Даже избрание папы после падения Западной Римской империи в значительной степени попало под контроль светских властей Рима — сначала остготских королей, потом экзархов Равенны, от имени Византийского императора, а после Карла Великого — германского императора; и наконец в 1059 г., под влиянием Гильдебранда (позже Григория VII), задача эта была вверена исключительно собранию кардиналов, который назначался самим папой. Однако папский абсолютизм Средневековья, как и современный наполеоновский военный государственный деспотизм, счел подобающим использовать, при содействии обстоятельств, демократический принцип в своих собственных интересах.
§50. Брак и безбрачие священников
См. список литературы о безбрачии священников в т. 2, §108, особенно Theiner, Lea и von Schulte.
Распространение и влияние монашества, возвышение аскетического образа жизни над общественным, безбрачия — над семейной жизнью, а также увеличивающееся резкое разграничение между священниками и мирянами, — все это вело к возникновению требования о безбрачии для священства. То решение, которое апостол Павел, явно разделяя Божью заповедь и человеческий совет, оставлял личному выбору каждого и рекомендовал, ввиду угнетенного положения христиан в апостольскую эпоху, как более безопасное и менее тревожное состояние лишь для тех, кто чувствует себя призванным к этому посредством особого дара благодати, теперь, когда обстоятельства стали более легкими, превратилось в нерушимый закон, по крайней мере, в Латинской церкви. То, что было делом добровольным и по этой причине рассматривалось почетным исключением, теперь стало правилом, а бывшее правило превратилось в исключение. Супружеские отношения стали считаться несовместимыми с достоинством и чистотой священнического служения и с его функциями, особенно служением у алтаря. Священники, как образец для подражания, не должны были оказаться ниже морального идеала монашества, который прославляли все отцы церкви; они должны были демонстрировать ту же безусловную и нераздельную преданность церкви внутри общества, которую монахи демонстрировали вне его. Хотя по причине своего призвания священникам неизбежно приходилось соприкасаться с миром, они должны были следовать монахам хотя бы в вопросе сексуальной чистоты, тем самым увеличивая свое влияние на людей. Более того, безбрачие позволяло священникам обрести большую независимость от государства и гражданского общества, что было в интересах иерархии. С другой стороны, священники становились все дальше и дальше от симпатий и семейных отношений людей, у них возникали искушения незаконным образом удовлетворить свои желания, так что, вероятно, вынужденное безбрачие причинило христианской морали и воздействию клира на мир больше вреда, чем пользы.
В том, что касается безбрачия священников, Греческая и Латинская церковь в IV веке разделились и не согласны друг с другом до сих пор.
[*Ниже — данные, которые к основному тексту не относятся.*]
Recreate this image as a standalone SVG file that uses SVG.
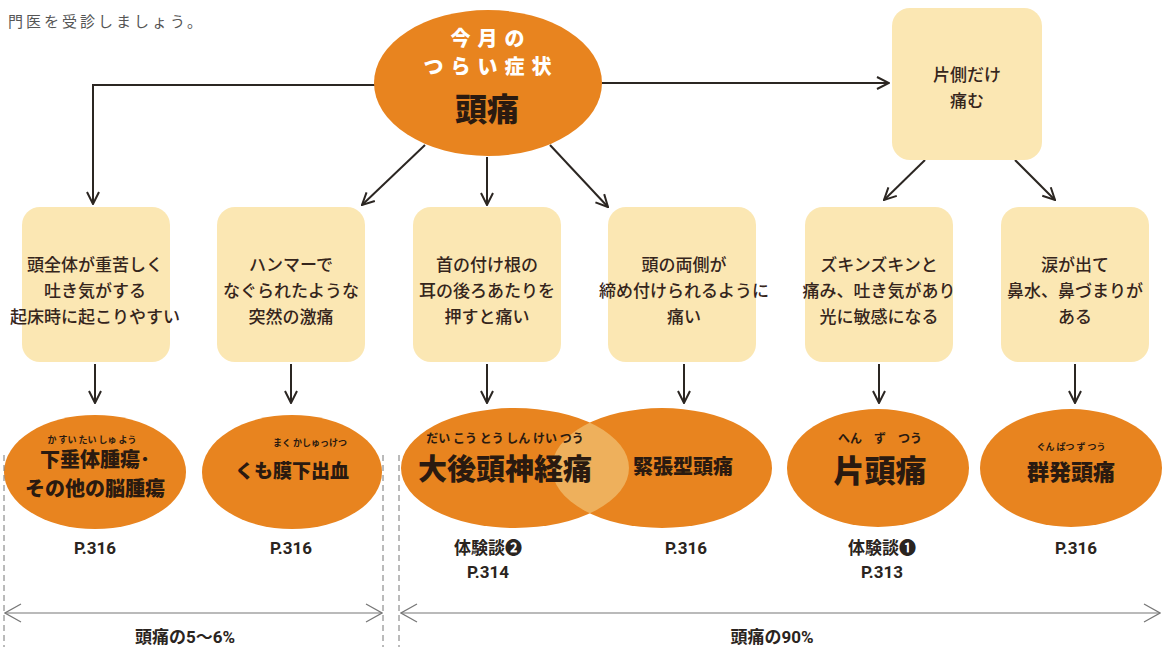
<svg xmlns="http://www.w3.org/2000/svg" width="1162" height="647" viewBox="0 0 1162 647">
<style>
.box{fill:#fbe7b3}
.ell{fill:#e8841f}
.bt{font-family:"Noto Sans CJK JP",sans-serif;font-size:17px;font-weight:500;fill:#35251c;text-anchor:middle}
.et{font-family:"Noto Sans CJK JP",sans-serif;font-weight:900;fill:#2a1a10;text-anchor:middle}
.fu{font-weight:700}
.wt{font-family:"Noto Sans CJK JP",sans-serif;font-size:20px;font-weight:900;fill:#ffffff;text-anchor:middle;letter-spacing:7px}
.lb{font-family:"Roboto","Noto Sans CJK JP","DejaVu Sans",sans-serif;font-size:17px;font-weight:700;fill:#2a2420;text-anchor:middle}
.con{fill:none;stroke:#2b2622;stroke-width:2}
.dim{fill:none;stroke:#777;stroke-width:1.2}
.dash{fill:none;stroke:#777;stroke-width:1;stroke-dasharray:6 4}
</style>
<defs>
<marker id="ah" viewBox="0 0 14 14" refX="13" refY="7" markerWidth="14" markerHeight="14" markerUnits="userSpaceOnUse" orient="auto-start-reverse">
<path d="M1,1 L13,7 L1,13" fill="none" stroke="#2b2622" stroke-width="2"/>
</marker>
<marker id="ah2" viewBox="0 0 18 20" refX="17" refY="10" markerWidth="18" markerHeight="20" markerUnits="userSpaceOnUse" orient="auto-start-reverse">
<path d="M1,1 L17,10 L1,19" fill="none" stroke="#777" stroke-width="1.2"/>
</marker>
<clipPath id="clip3"><ellipse cx="515" cy="468" rx="114" ry="60"/></clipPath>
</defs>
<rect width="1162" height="647" fill="#ffffff"/>

<text x="8" y="27" style="font-family:'Noto Sans CJK JP',sans-serif;font-size:15px;fill:#555;letter-spacing:3px">門医を受診しましょう。</text>

<g id="connectors">
<path class="con" d="M375,85 H93 V204" marker-end="url(#ah)"/>
<path class="con" d="M602,83 H889" marker-end="url(#ah)"/>
<path class="con" d="M425,145 L362,205" marker-end="url(#ah)"/>
<path class="con" d="M487,157 V205" marker-end="url(#ah)"/>
<path class="con" d="M550,145 L608,207" marker-end="url(#ah)"/>
<path class="con" d="M925,160 L884,200" marker-end="url(#ah)"/>
<path class="con" d="M1015,160 L1055,200" marker-end="url(#ah)"/>
<path class="con" d="M95,364 V403" marker-end="url(#ah)"/>
<path class="con" d="M291,364 V403" marker-end="url(#ah)"/>
<path class="con" d="M487,364 V403" marker-end="url(#ah)"/>
<path class="con" d="M684,364 V403" marker-end="url(#ah)"/>
<path class="con" d="M879,364 V403" marker-end="url(#ah)"/>
<path class="con" d="M1075,364 V403" marker-end="url(#ah)"/>
</g>

<g id="center">
<ellipse class="ell" cx="488" cy="83" rx="114" ry="73"/>
<text class="wt"><tspan x="491" y="46">今月の</tspan><tspan x="491" y="74">つらい症状</tspan></text>
<text class="et" x="487" y="121" style="font-size:32px">頭痛</text>
</g>

<g id="side">
<rect class="box" x="892" y="8" width="150" height="152" rx="18"/>
<text class="bt"><tspan x="967" y="81">片側だけ</tspan><tspan x="967" y="107">痛む</tspan></text>
</g>

<g id="box1">
<rect class="box" x="22" y="207" width="148" height="155" rx="18"/>
<text class="bt"><tspan x="95" y="271">頭全体が重苦しく</tspan><tspan x="95" y="297">吐き気がする</tspan><tspan x="95" y="323">起床時に起こりやすい</tspan></text>
</g>
<g id="box2">
<rect class="box" x="217" y="207" width="148" height="155" rx="18"/>
<text class="bt"><tspan x="291" y="271">ハンマーで</tspan><tspan x="291" y="297">なぐられたような</tspan><tspan x="291" y="323">突然の激痛</tspan></text>
</g>
<g id="box3">
<rect class="box" x="413" y="207" width="148" height="155" rx="18"/>
<text class="bt"><tspan x="487" y="271">首の付け根の</tspan><tspan x="487" y="297">耳の後ろあたりを</tspan><tspan x="487" y="323">押すと痛い</tspan></text>
</g>
<g id="box4">
<rect class="box" x="608" y="207" width="148" height="155" rx="18"/>
<text class="bt"><tspan x="684" y="271">頭の両側が</tspan><tspan x="684" y="297">締め付けられるように</tspan><tspan x="684" y="323">痛い</tspan></text>
</g>
<g id="box5">
<rect class="box" x="805" y="207" width="148" height="155" rx="18"/>
<text class="bt"><tspan x="879" y="271">ズキンズキンと</tspan><tspan x="879" y="297">痛み、吐き気があり</tspan><tspan x="879" y="323">光に敏感になる</tspan></text>
</g>
<g id="box6">
<rect class="box" x="1001" y="207" width="148" height="155" rx="18"/>
<text class="bt"><tspan x="1075" y="271">涙が出て</tspan><tspan x="1075" y="297">鼻水、鼻づまりが</tspan><tspan x="1075" y="323">ある</tspan></text>
</g>

<g id="ell1">
<ellipse class="ell" cx="95" cy="472" rx="91" ry="57"/>
<text class="et"><tspan class="fu" x="92" y="443" style="font-size:9px">か すい たい しゅ よう</tspan><tspan x="95" y="467" style="font-size:20px">下垂体腫瘍･</tspan><tspan x="95" y="496" style="font-size:20px">その他の脳腫瘍</tspan></text>
</g>
<g id="ell2">
<ellipse class="ell" cx="292" cy="472" rx="90" ry="57"/>
<text class="et"><tspan class="fu" x="310" y="446" style="font-size:9px">まく かしゅっけつ</tspan><tspan x="292" y="478" style="font-size:19px">くも膜下出血</tspan></text>
</g>
<g id="ell3">
<ellipse class="ell" cx="515" cy="468" rx="114" ry="60"/>
</g>
<g id="ell4">
<ellipse class="ell" cx="662" cy="468" rx="110" ry="60"/>
<ellipse cx="662" cy="468" rx="110" ry="60" fill="#eeb05c" clip-path="url(#clip3)"/>
<text class="et" x="683" y="474" style="font-size:20px">緊張型頭痛</text>
</g>
<g id="ell3text">
<text class="et"><tspan class="fu" x="505" y="443" style="font-size:12px">だい こう とう しん けい つう</tspan><tspan x="505" y="480" style="font-size:29px">大後頭神経痛</tspan></text>
</g>
<g id="ell5">
<ellipse class="ell" cx="878" cy="468" rx="91" ry="59"/>
<text class="et"><tspan class="fu" x="880" y="443" style="font-size:12px">へん　ず　つう</tspan><tspan x="880" y="482" style="font-size:31px">片頭痛</tspan></text>
</g>
<g id="ell6">
<ellipse class="ell" cx="1071" cy="468" rx="91" ry="59"/>
<text class="et"><tspan class="fu" x="1071" y="450" style="font-size:9px">ぐん ぱつ ず つう</tspan><tspan x="1071" y="480" style="font-size:22px">群発頭痛</tspan></text>
</g>

<g id="labels">
<text class="lb" x="95" y="554">P.316</text>
<text class="lb" x="291" y="554">P.316</text>
<text class="lb"><tspan x="488" y="554">体験談❷</tspan><tspan x="488" y="578">P.314</tspan></text>
<text class="lb" x="686" y="554">P.316</text>
<text class="lb"><tspan x="882" y="554">体験談❶</tspan><tspan x="882" y="578">P.313</tspan></text>
<text class="lb" x="1076" y="554">P.316</text>
</g>

<g id="ranges">
<path class="dash" d="M4,455 V647"/>
<path class="dash" d="M383,455 V647"/>
<path class="dash" d="M399,455 V647"/>
<path class="dim" d="M5,613 H382" marker-start="url(#ah2)" marker-end="url(#ah2)"/>
<path class="dim" d="M401,613 H1160" marker-start="url(#ah2)" marker-end="url(#ah2)"/>
<text class="lb" x="185" y="643">頭痛の5〜6%</text>
<text class="lb" x="772" y="643">頭痛の90%</text>
</g>
</svg>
Греческая церковь остановилась на полпути и ограничила требование безбрачия только высшим священством, которое, соответственно, избиралось среди монахов или пресвитеров–вдовцов; Латинская же церковь распространила этот закон и на низших клириков, в то же время доведя иерархический принцип до абсолютного папства. Греческая церковь отличается от Латинской в этом вопросе не более возвышенным представлением о браке, но только большей приверженностью древним обычаям и менее последовательным применением аскетического принципа. В теории она так же далека от протестантской церкви, как и Латинская, и приближается к первой только на практике. В теории она ставит девственность намного выше брака и рассматривает последний только с точки зрения его негативной пользы. Брак священника для нее — это в некотором роде неизбежное зло или, в лучшем случае, относительное благо, здравая уступка требованиям плоти для предотвращения греха
[427], от высших же служителей она требует полного воздержания от супружеских связей. Следовательно, она колеблется между частичным позволением и частичным осуждением брака священников.